» **PROBLEM DETAILS**
Please write out the lines of the data exactly, beginning with the first and ending with the line containing "0.025, 0.030, 0.035];"; leave the pictures behind.

* start PROVIDED DATA *

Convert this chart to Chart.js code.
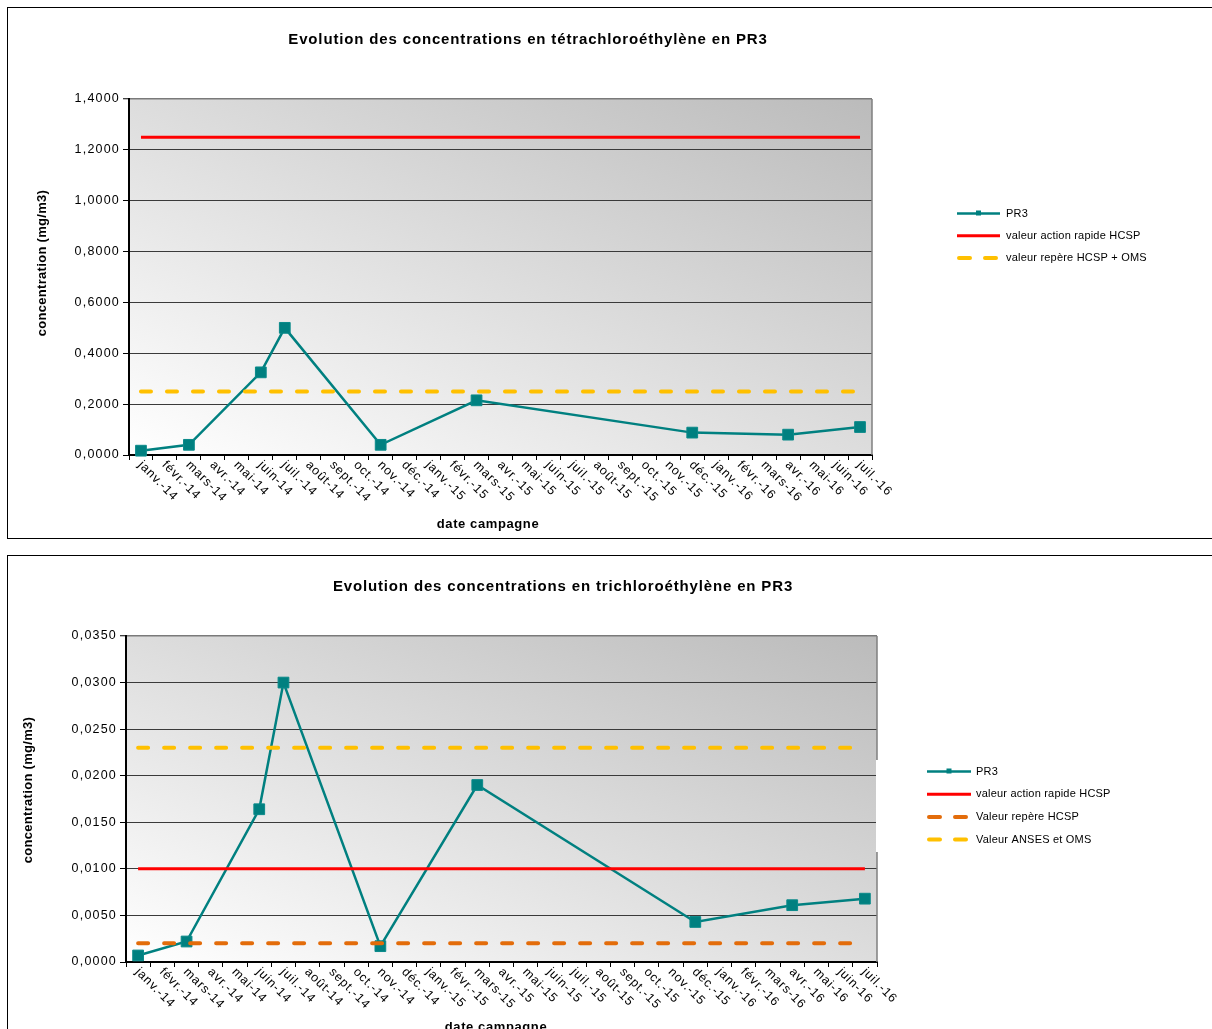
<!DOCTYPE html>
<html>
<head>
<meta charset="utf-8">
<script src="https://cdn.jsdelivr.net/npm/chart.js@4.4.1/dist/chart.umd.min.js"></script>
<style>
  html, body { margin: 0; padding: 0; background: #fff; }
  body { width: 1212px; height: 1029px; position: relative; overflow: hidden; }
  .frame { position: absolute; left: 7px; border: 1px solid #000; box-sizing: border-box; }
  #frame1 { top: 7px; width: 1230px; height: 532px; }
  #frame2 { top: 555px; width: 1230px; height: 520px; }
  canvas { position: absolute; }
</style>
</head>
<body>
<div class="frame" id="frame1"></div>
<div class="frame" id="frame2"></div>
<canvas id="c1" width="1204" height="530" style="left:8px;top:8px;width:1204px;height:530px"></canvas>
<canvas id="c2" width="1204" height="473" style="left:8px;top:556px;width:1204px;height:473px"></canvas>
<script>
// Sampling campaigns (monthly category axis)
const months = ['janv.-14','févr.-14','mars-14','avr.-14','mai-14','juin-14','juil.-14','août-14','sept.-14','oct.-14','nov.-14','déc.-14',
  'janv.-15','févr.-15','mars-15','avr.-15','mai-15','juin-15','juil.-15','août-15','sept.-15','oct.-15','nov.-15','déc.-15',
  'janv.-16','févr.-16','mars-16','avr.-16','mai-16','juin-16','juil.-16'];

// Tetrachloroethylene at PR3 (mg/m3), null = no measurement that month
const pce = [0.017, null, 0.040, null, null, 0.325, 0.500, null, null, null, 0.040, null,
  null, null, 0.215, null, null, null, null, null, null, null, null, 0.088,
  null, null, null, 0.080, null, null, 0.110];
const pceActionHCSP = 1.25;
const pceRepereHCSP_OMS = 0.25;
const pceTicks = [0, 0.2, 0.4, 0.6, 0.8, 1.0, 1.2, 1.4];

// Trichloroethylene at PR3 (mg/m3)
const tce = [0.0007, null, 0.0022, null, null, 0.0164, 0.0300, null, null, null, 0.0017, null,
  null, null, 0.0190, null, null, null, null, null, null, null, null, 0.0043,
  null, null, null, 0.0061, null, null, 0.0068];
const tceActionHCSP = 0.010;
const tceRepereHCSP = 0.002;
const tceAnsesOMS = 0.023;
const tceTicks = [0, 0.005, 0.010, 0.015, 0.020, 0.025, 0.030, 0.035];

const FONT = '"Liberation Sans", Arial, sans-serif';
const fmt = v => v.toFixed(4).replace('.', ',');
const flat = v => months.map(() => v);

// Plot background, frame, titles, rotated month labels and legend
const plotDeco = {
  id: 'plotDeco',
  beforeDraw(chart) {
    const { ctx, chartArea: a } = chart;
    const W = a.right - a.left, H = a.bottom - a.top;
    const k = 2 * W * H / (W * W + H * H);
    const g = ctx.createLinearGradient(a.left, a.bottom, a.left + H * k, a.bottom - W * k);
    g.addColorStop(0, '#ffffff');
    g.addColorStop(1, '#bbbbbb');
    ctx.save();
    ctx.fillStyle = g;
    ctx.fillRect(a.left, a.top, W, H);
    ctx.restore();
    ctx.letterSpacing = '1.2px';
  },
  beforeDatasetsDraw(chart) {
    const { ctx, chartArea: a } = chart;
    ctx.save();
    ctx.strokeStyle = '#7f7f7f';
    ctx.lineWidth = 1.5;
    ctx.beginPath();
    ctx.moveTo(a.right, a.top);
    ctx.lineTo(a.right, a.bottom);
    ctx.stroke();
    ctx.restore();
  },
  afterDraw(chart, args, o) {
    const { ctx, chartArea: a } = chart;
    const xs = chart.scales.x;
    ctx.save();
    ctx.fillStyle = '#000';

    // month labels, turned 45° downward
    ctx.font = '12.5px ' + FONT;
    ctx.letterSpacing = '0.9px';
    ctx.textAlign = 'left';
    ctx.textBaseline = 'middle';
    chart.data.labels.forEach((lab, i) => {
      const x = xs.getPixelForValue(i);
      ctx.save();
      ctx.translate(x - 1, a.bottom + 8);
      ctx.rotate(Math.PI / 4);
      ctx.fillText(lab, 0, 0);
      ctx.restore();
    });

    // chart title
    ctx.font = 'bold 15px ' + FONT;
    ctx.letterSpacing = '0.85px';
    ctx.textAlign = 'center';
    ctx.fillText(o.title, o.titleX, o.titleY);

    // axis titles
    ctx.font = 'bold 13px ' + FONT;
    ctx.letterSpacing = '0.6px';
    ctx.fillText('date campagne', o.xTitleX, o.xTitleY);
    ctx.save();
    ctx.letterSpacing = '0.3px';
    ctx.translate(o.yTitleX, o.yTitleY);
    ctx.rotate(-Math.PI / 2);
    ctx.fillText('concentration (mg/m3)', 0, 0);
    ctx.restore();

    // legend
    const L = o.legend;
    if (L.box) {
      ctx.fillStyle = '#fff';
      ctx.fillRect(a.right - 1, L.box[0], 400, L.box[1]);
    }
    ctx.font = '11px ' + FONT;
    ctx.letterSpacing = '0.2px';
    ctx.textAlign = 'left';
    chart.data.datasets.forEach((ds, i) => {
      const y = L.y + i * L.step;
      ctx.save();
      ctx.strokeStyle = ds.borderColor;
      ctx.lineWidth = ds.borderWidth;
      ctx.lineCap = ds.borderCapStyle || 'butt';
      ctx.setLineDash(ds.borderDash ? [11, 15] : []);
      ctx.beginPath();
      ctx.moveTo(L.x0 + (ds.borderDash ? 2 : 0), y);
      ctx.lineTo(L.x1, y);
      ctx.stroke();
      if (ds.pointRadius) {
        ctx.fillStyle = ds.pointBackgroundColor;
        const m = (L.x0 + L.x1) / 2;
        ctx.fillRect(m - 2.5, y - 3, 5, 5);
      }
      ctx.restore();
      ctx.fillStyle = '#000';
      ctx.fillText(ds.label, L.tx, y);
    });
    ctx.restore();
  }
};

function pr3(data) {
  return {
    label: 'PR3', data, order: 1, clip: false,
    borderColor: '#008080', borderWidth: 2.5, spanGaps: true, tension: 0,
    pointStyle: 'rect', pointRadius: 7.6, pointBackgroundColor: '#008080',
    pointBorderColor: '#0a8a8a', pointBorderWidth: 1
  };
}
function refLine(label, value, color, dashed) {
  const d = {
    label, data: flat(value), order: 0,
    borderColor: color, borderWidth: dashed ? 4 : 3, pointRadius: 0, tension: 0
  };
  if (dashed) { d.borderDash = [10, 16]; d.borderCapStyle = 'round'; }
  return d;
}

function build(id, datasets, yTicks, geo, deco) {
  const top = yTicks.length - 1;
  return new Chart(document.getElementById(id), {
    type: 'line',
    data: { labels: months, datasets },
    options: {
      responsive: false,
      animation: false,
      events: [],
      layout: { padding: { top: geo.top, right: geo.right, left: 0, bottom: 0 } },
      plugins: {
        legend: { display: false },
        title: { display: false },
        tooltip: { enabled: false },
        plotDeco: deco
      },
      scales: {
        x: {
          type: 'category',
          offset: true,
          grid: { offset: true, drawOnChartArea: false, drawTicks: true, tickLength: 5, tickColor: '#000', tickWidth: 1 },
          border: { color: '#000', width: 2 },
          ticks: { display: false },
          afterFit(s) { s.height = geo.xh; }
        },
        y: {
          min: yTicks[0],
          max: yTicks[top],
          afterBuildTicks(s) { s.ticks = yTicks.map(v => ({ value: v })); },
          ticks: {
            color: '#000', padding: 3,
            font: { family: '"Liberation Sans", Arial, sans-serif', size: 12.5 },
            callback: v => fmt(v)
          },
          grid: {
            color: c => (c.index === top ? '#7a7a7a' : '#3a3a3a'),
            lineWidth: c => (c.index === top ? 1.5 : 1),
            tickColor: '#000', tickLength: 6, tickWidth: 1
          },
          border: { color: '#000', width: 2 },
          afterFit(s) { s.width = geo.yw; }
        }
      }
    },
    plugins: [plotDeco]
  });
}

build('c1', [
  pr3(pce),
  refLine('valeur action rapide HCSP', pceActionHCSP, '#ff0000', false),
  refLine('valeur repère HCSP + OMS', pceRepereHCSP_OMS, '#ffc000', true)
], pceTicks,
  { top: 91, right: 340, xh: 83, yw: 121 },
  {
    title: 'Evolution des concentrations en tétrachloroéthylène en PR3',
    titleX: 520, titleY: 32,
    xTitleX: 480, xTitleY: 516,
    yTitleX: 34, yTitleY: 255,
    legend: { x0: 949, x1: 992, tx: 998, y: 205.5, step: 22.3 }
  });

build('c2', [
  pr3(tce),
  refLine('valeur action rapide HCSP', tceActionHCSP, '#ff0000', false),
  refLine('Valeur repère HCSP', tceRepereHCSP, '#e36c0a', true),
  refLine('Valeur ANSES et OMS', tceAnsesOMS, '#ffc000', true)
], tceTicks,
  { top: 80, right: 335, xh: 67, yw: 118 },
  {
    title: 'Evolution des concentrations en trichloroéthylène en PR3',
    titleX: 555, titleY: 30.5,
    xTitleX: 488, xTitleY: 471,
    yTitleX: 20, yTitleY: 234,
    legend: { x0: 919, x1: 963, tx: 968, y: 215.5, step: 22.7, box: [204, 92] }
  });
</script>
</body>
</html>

* end PROVIDED DATA *

» **ANSWER TO THE EXERCISE**
Convert this chart to Chart.js code.
<!DOCTYPE html>
<html>
<head>
<meta charset="utf-8">
<script src="https://cdn.jsdelivr.net/npm/chart.js@4.4.1/dist/chart.umd.min.js"></script>
<style>
  html, body { margin: 0; padding: 0; background: #fff; }
  body { width: 1212px; height: 1029px; position: relative; overflow: hidden; }
  .frame { position: absolute; left: 7px; border: 1px solid #000; box-sizing: border-box; }
  #frame1 { top: 7px; width: 1230px; height: 532px; }
  #frame2 { top: 555px; width: 1230px; height: 520px; }
  canvas { position: absolute; }
</style>
</head>
<body>
<div class="frame" id="frame1"></div>
<div class="frame" id="frame2"></div>
<canvas id="c1" width="1204" height="530" style="left:8px;top:8px;width:1204px;height:530px"></canvas>
<canvas id="c2" width="1204" height="473" style="left:8px;top:556px;width:1204px;height:473px"></canvas>
<script>
// Sampling campaigns (monthly category axis)
const months = ['janv.-14','févr.-14','mars-14','avr.-14','mai-14','juin-14','juil.-14','août-14','sept.-14','oct.-14','nov.-14','déc.-14',
  'janv.-15','févr.-15','mars-15','avr.-15','mai-15','juin-15','juil.-15','août-15','sept.-15','oct.-15','nov.-15','déc.-15',
  'janv.-16','févr.-16','mars-16','avr.-16','mai-16','juin-16','juil.-16'];

// Tetrachloroethylene at PR3 (mg/m3), null = no measurement that month
const pce = [0.017, null, 0.040, null, null, 0.325, 0.500, null, null, null, 0.040, null,
  null, null, 0.215, null, null, null, null, null, null, null, null, 0.088,
  null, null, null, 0.080, null, null, 0.110];
const pceActionHCSP = 1.25;
const pceRepereHCSP_OMS = 0.25;
const pceTicks = [0, 0.2, 0.4, 0.6, 0.8, 1.0, 1.2, 1.4];

// Trichloroethylene at PR3 (mg/m3)
const tce = [0.0007, null, 0.0022, null, null, 0.0164, 0.0300, null, null, null, 0.0017, null,
  null, null, 0.0190, null, null, null, null, null, null, null, null, 0.0043,
  null, null, null, 0.0061, null, null, 0.0068];
const tceActionHCSP = 0.010;
const tceRepereHCSP = 0.002;
const tceAnsesOMS = 0.023;
const tceTicks = [0, 0.005, 0.010, 0.015, 0.020, 0.025, 0.030, 0.035];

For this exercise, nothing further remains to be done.